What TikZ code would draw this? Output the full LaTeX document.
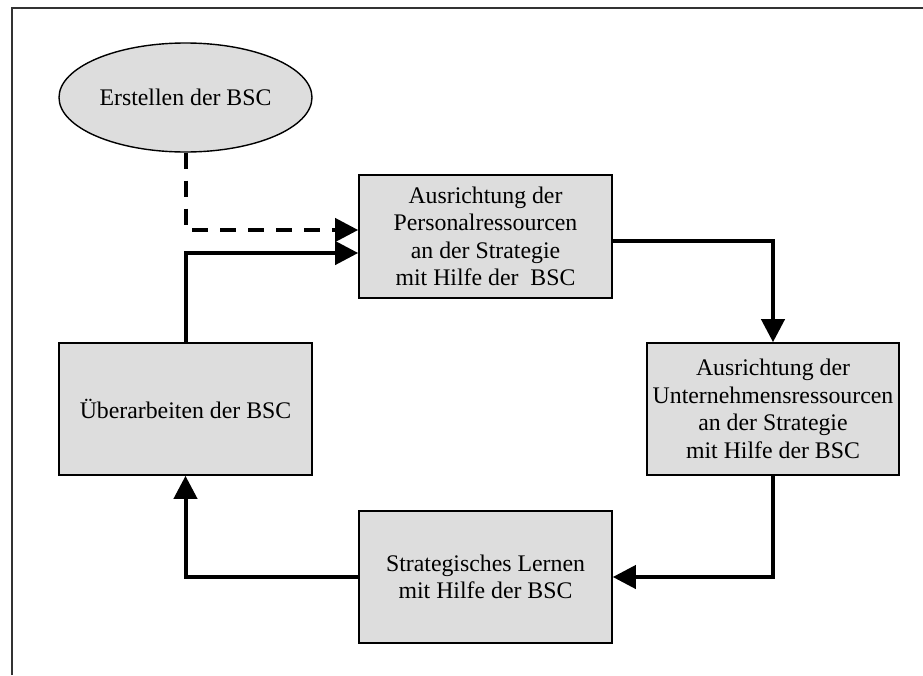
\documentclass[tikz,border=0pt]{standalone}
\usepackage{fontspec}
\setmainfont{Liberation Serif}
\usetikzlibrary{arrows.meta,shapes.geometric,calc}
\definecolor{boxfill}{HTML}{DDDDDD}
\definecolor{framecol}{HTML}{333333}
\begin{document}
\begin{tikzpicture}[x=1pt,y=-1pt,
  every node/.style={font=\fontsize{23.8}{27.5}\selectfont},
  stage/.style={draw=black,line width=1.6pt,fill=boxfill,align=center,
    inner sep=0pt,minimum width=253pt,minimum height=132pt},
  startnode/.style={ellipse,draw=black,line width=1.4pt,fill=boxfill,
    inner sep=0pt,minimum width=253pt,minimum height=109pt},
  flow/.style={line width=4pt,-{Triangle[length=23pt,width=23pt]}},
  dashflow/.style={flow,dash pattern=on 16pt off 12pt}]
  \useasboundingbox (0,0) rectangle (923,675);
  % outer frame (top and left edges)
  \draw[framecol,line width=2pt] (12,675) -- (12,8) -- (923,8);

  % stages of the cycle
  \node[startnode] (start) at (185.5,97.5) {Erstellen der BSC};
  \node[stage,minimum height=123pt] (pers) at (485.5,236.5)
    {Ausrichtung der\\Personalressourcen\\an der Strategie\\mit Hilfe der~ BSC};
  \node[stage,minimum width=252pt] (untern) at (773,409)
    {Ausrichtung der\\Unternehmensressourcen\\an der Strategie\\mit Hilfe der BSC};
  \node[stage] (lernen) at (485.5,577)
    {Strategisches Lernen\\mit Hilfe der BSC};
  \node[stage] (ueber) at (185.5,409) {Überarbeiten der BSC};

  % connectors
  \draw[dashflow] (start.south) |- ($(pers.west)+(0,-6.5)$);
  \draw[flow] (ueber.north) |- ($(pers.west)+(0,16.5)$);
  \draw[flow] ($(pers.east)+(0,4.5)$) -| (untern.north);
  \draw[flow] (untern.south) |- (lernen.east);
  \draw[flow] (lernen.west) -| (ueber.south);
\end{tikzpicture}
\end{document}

⁂

## EXERCISE INSTRUCTIONS
Give the number of lines in the listing above that contain "draw", and nothing else.

## EXPECTED OUTPUT
9